Technical Analysis: Pound Sterling aims stability above 1.2400

The Pound Sterling refreshes an almost five-month low near 1.2400 against the US Dollar. The GBP/USD pair is expected to see more downside as the longer-term outlook is bearish. The asset remains below the 200-day Exponential Moving Average (EMA), which trades around 1.2560. The Cable experienced a sharp downside after a breakdown of the Head and Shoulder chart pattern formed on a daily time frame.

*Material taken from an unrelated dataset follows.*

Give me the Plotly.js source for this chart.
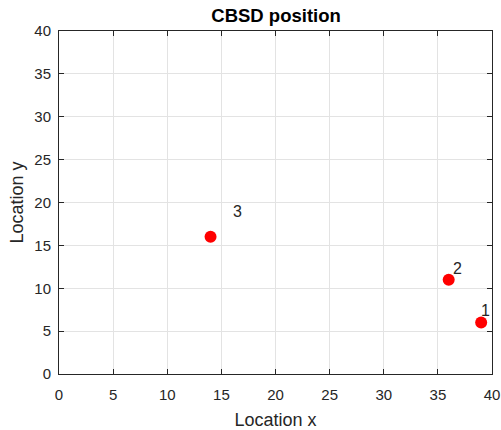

Adding to that, 14-period Relative Strength Index (RSI) oscillates inside the bearish range of between 20.00 and 40.00, suggesting momentum leans to the downside.

Risk sentiment FAQs

In the world of financial jargon the two widely used terms “risk-on” and “risk off'' refer to the level of risk that investors are willing to stomach during the period referenced. In a “risk-on” market, investors are optimistic about the future and more willing to buy risky assets. In a “risk-off” market investors start to ‘play it safe’ because they are worried about the future, and therefore buy less risky assets that are more certain of bringing a return, even if it is relatively modest.

Typically, during periods of “risk-on”, stock markets will rise, most commodities – except Gold – will also gain in value, since they benefit from a positive growth outlook. The currencies of nations that are heavy commodity exporters strengthen because of increased demand, and Cryptocurrencies rise. In a “risk-off” market, Bonds go up – especially major government Bonds – Gold shines, and safe-haven currencies such as the Japanese Yen, Swiss Franc and US Dollar all benefit.

The Australian Dollar (AUD), the Canadian Dollar (CAD), the New Zealand Dollar (NZD) and minor FX like the Ruble (RUB) and the South African Rand (ZAR), all tend to rise in markets that are “risk-on”. This is because the economies of these currencies are heavily reliant on commodity exports for growth, and commodities tend to rise in price during risk-on periods. This is because investors foresee greater demand for raw materials in the future due to heightened economic activity.

The major currencies that tend to rise during periods of “risk-off” are the US Dollar (USD), the Japanese Yen (JPY) and the Swiss Franc (CHF). The US Dollar, because it is the world’s reserve currency, and because in times of crisis investors buy US government debt, which is seen as safe because the largest economy in the world is unlikely to default. The Yen, from increased demand for Japanese government bonds, because a high proportion are held by domestic investors who are unlikely to dump them – even in a crisis. The Swiss Franc, because strict Swiss banking laws offer investors enhanced capital protection.